The Labor Department’s watchdog office found the agency’s Job Corps centers are struggling to place disadvantaged youth into meaningful careers, potentially providing ammunition for the White House effort to slash the program’s funding.

Job Corps contractors, in 94 percent of job placements reviewed by the DOL Office of Inspector General, couldn’t demonstrate they had helped participants find jobs. The report released April 3 is based on a 2010-2012 time frame, before the labor market had fully rebounded from the recession.

The DOL’s Employment and Training Administration has already assured the OIG that it agrees with the findings and will take up the office’s recommendations to improve Job Corps. Still, the report could serve as a talking point to propel the Trump administration’s proposal for a $407 million reduction in the DOL’s annual spending on Job Corps’ 122 training centers for at-risk youth.

The Trump budget blueprint for fiscal years 2018 and 2019 tried to slash financing for Job Corps and close poor-performing locations. Job Corps costs the department about $1.7 billion per year. This proposal has been considered a nonstarter on Capitol Hill, where Job Corps centers receive broad bipartisan support.

Upon learning of the OIG report, Rep. Rosa DeLauro (D-Conn.), the top Democrat on the House panel that oversees DOL spending, said she would remain a strong proponent of the centers.

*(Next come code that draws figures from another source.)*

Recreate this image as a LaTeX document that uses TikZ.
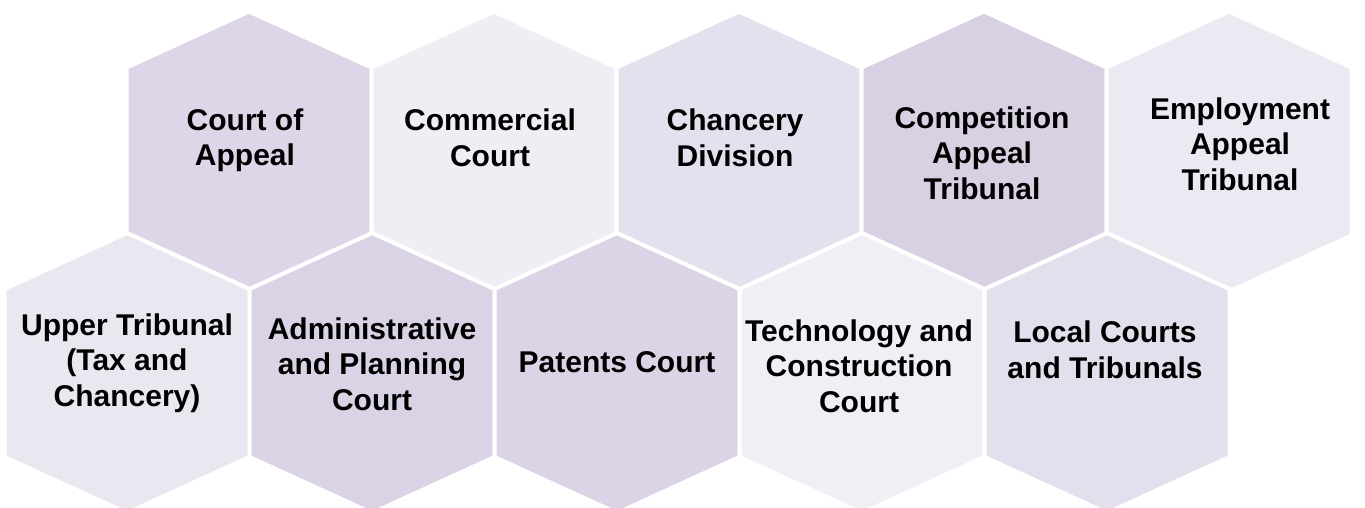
\documentclass[tikz,border=0pt]{standalone}
\usepackage{fontspec}
\setmainfont{Liberation Sans}
\usetikzlibrary{positioning}

\definecolor{hexA}{HTML}{DED6E8}
\definecolor{hexB}{HTML}{F0EEF5}
\definecolor{hexC}{HTML}{E5E0EE}
\definecolor{hexD}{HTML}{D9D0E4}
\definecolor{hexE}{HTML}{ECE9F2}
\definecolor{hexF}{HTML}{EBE7F1}
\definecolor{hexG}{HTML}{DAD2E5}
\definecolor{hexH}{HTML}{DCD4E6}
\definecolor{hexI}{HTML}{F1EFF6}
\definecolor{hexJ}{HTML}{E4DFEC}

% one cell of the cluster: centre x, centre y, colour
\newcommand{\hexcell}[3]{%
  \fill[#3,draw=white,line width=4pt,line join=miter]
    (#1,#2) ++(-122.5,-84) -- ++(122.5,-56) -- ++(122.5,56)
    -- ++(0,168) -- ++(-122.5,56) -- ++(-122.5,-56) -- cycle;}

\begin{document}
\begin{tikzpicture}[x=1pt,y=-1pt,
  lbl/.style={align=center,inner sep=0pt,text=black,
    font=\bfseries\fontsize{30}{35.5}\selectfont}]
\useasboundingbox (0,0) rectangle (1365,508);

% upper row
\hexcell{249}{151.5}{hexA}
\hexcell{494}{151.5}{hexB}
\hexcell{739}{151.5}{hexC}
\hexcell{984}{151.5}{hexD}
\hexcell{1229}{151.5}{hexE}
% lower row
\hexcell{127}{373}{hexF}
\hexcell{372}{373}{hexG}
\hexcell{617}{373}{hexH}
\hexcell{862}{373}{hexI}
\hexcell{1107}{373}{hexJ}

\node[lbl] (appeal) at (245,140) {Court of\\Appeal};
\node[lbl] (commercial) at (490,138) {Commercial\\Court};
\node[lbl] (chancery) at (735,138) {Chancery\\Division};
\node[lbl] (competition) at (982,153) {Competition\\Appeal\\Tribunal};
\node[lbl] (employment) at (1240,144) {Employment\\Appeal\\Tribunal};

\node[lbl] (upper) at (127,363) {Upper Tribunal\\(Tax and\\Chancery)};
\node[lbl] (admin) at (372,364) {Administrative\\and Planning\\Court};
\node[lbl] (patents) at (617,362) {Patents Court};
\node[lbl] (tcc) at (859,366) {Technology and\\Construction\\Court};
\node[lbl] (local) at (1105,350) {Local Courts\\and Tribunals};
\end{tikzpicture}
\end{document}
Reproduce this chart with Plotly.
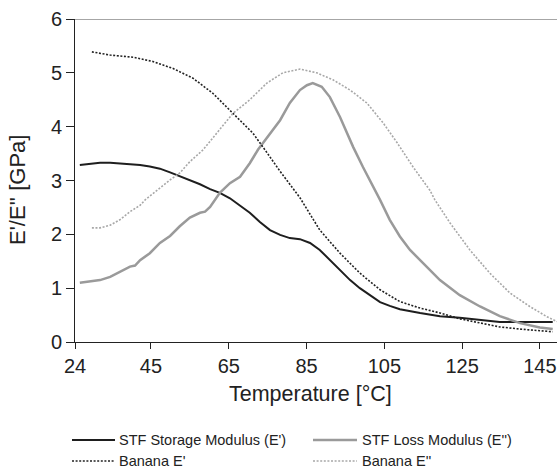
import plotly.graph_objects as go

# ---- data ----
stf_storage_T = [26.7, 29.3, 31.9, 34.5, 37.0, 40.0, 42.2, 44.7, 47.3, 49.9, 52.4, 55.0, 57.6, 60.2,
                 62.7, 65.3, 67.9, 70.4, 73.0, 75.6, 78.2, 80.7, 83.3, 85.9, 88.4, 91.0, 93.6, 96.2,
                 98.7, 101.3, 103.9, 106.4, 109.0, 114.2, 119.3, 124.4, 129.6, 134.7, 139.9, 148.3]
stf_storage_E = [3.29, 3.31, 3.33, 3.33, 3.32, 3.30, 3.29, 3.26, 3.22, 3.15, 3.08, 3.01, 2.93, 2.84,
                 2.77, 2.67, 2.54, 2.40, 2.23, 2.08, 1.99, 1.93, 1.91, 1.84, 1.71, 1.52, 1.34, 1.15,
                 1.00, 0.87, 0.74, 0.67, 0.61, 0.54, 0.48, 0.45, 0.41, 0.37, 0.37, 0.37]

stf_loss_T = [26.7, 29.3, 31.9, 34.5, 37.0, 39.6, 40.9, 42.2, 44.7, 47.3, 49.9, 52.4, 55.0, 57.6,
              58.9, 60.2, 62.7, 65.3, 67.9, 70.4, 72.5, 75.6, 78.2, 80.7, 83.3, 85.1, 86.6, 88.9,
              91.0, 93.6, 96.2, 97.0, 99.5, 103.1, 103.9, 106.4, 109.0, 111.6, 114.2, 119.3, 124.4,
              129.6, 134.7, 139.9, 145.0, 148.3]
stf_loss_E = [1.10, 1.13, 1.15, 1.21, 1.31, 1.40, 1.42, 1.52, 1.65, 1.84, 1.97, 2.15, 2.31, 2.40,
              2.42, 2.51, 2.77, 2.95, 3.07, 3.32, 3.57, 3.88, 4.12, 4.44, 4.68, 4.77, 4.81, 4.74,
              4.55, 4.18, 3.75, 3.62, 3.25, 2.76, 2.64, 2.27, 1.96, 1.71, 1.52, 1.15, 0.87,
              0.66, 0.48, 0.35, 0.27, 0.24]

banana_storage_T = [29.8, 34.5, 40.4, 45.5, 50.7, 55.8, 60.9, 66.1, 71.2, 74.5, 78.2, 83.3, 88.4,
                    93.6, 98.7, 103.9, 109.0, 114.2, 119.3, 124.4, 129.6, 134.7, 139.9, 148.3]
banana_storage_E = [5.39, 5.33, 5.29, 5.21, 5.08, 4.90, 4.62, 4.25, 3.88, 3.55, 3.17, 2.68, 2.08,
                    1.65, 1.28, 0.97, 0.75, 0.63, 0.54, 0.43, 0.35, 0.28, 0.24, 0.19]

banana_loss_T = [29.8, 31.9, 34.5, 37.0, 39.6, 42.2, 43.5, 46.5, 49.9, 52.4, 55.0, 58.4, 62.0, 66.1,
                 70.4, 74.8, 78.9, 83.3, 87.6, 91.8, 96.2, 100.5, 104.7, 108.3, 112.4, 116.7, 118.0,
                 121.9, 127.0, 132.1, 137.3, 142.4, 146.8, 149.4]
banana_loss_E = [2.12, 2.12, 2.17, 2.27, 2.42, 2.54, 2.64, 2.82, 3.01, 3.14, 3.35, 3.57, 3.89, 4.25,
                 4.50, 4.81, 5.00, 5.07, 5.00, 4.87, 4.68, 4.44, 4.07, 3.70, 3.25, 2.82, 2.64,
                 2.21, 1.71, 1.28, 0.91, 0.66, 0.47, 0.38]

series_names = ["STF Storage Modulus (E')", "STF Loss Modulus (E'')", "Banana E'", "Banana E''"]

x_tick_vals = [25.46, 45, 65, 85, 105, 125, 145]
x_tick_text = ["24", "45", "65", "85", "105", "125", "145"]
y_tick_vals = [0, 1, 2, 3, 4, 5, 6]

FONT = "Liberation Sans, Arial, sans-serif"
TXT = "#222222"

styles = [
    dict(color="#1e1e1e", width=2, dash="solid"),
    dict(color="#9a9a9a", width=2.5, dash="solid"),
    dict(color="#222222", width=1.6, dash="2px,1.6px"),
    dict(color="#a8a8a8", width=1.6, dash="2px,1.6px"),
]
xs = [stf_storage_T, stf_loss_T, banana_storage_T, banana_loss_T]
ys = [stf_storage_E, stf_loss_E, banana_storage_E, banana_loss_E]

fig = go.Figure()
for x, y, nm, st in zip(xs, ys, series_names, styles):
    fig.add_trace(go.Scatter(x=x, y=y, mode="lines", name=nm, line=st, showlegend=False))

# plot area in the reference: x 75..557 px, y 19..342 px
def px_x(p):
    return (p - 75) / 482.0

def px_y(p):
    return (342 - p) / 323.0

# legend (2 x 2), drawn as shapes + text
legend_pos = [(72, 115, 117, 440), (313, 357, 360, 440), (72, 115, 117, 461), (313, 357, 360, 461)]
shapes = [dict(type="line", xref="paper", yref="y", x0=0, x1=1, y0=6, y1=6,
               line=dict(color="#888888", width=1.5))]
annotations = []
for (lx0, lx1, tx, ly), nm, st in zip(legend_pos, series_names, styles):
    shapes.append(dict(type="line", xref="paper", yref="paper",
                       x0=px_x(lx0), x1=px_x(lx1), y0=px_y(ly), y1=px_y(ly),
                       line=dict(color=st["color"], width=st["width"] if st["dash"] == "solid" else 1.6,
                                 dash=st["dash"])))
    annotations.append(dict(text=nm, xref="paper", yref="paper", x=px_x(tx), y=px_y(ly),
                            xanchor="left", yanchor="middle", showarrow=False,
                            font=dict(family=FONT, size=14.5, color=TXT)))

annotations += [
    dict(text="Temperature [°C]", xref="paper", yref="paper", x=px_x(310), y=px_y(394),
         xanchor="center", yanchor="middle", showarrow=False,
         font=dict(family=FONT, size=21.5, color=TXT)),
    dict(text="E'/E'' [GPa]", xref="paper", yref="paper", x=px_x(17), y=px_y(190),
         xanchor="center", yanchor="middle", showarrow=False, textangle=-90,
         font=dict(family=FONT, size=22, color=TXT)),
]

fig.update_layout(
    width=559, height=468,
    margin=dict(l=75, r=2, t=19, b=126, autoexpand=False),
    paper_bgcolor="white", plot_bgcolor="white",
    font=dict(family=FONT, color=TXT),
    showlegend=False,
    xaxis=dict(range=[25.46, 149.4], tickvals=x_tick_vals, ticktext=x_tick_text,
               showgrid=False, zeroline=False, showline=True, linecolor="#222222", linewidth=1,
               ticks="outside", ticklen=6, tickcolor="#222222",
               tickfont=dict(family=FONT, size=20, color=TXT)),
    yaxis=dict(range=[0, 6], tickvals=y_tick_vals,
               showgrid=False, zeroline=False, showline=True, linecolor="#222222", linewidth=1,
               ticks="outside", ticklen=8, tickcolor="#222222",
               tickfont=dict(family=FONT, size=20, color=TXT)),
    shapes=shapes,
    annotations=annotations,
)

fig.write_html(
    "out.html",
    config={"displayModeBar": False},
    post_script="document.body.style.margin='0';document.body.style.overflow='hidden';",
)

“I have seen first-hand how the New Haven Job Corps Center in my district helps young people acquire better jobs with better wages in a variety of fields,” DeLauro said in a statement. “That is why I will continue fighting for Job Corps funding in next year’s appropriations bill just as I did this year, securing a $15 million increase for this fiscal year.”

A DOL spokesman didn’t respond to a request for comment.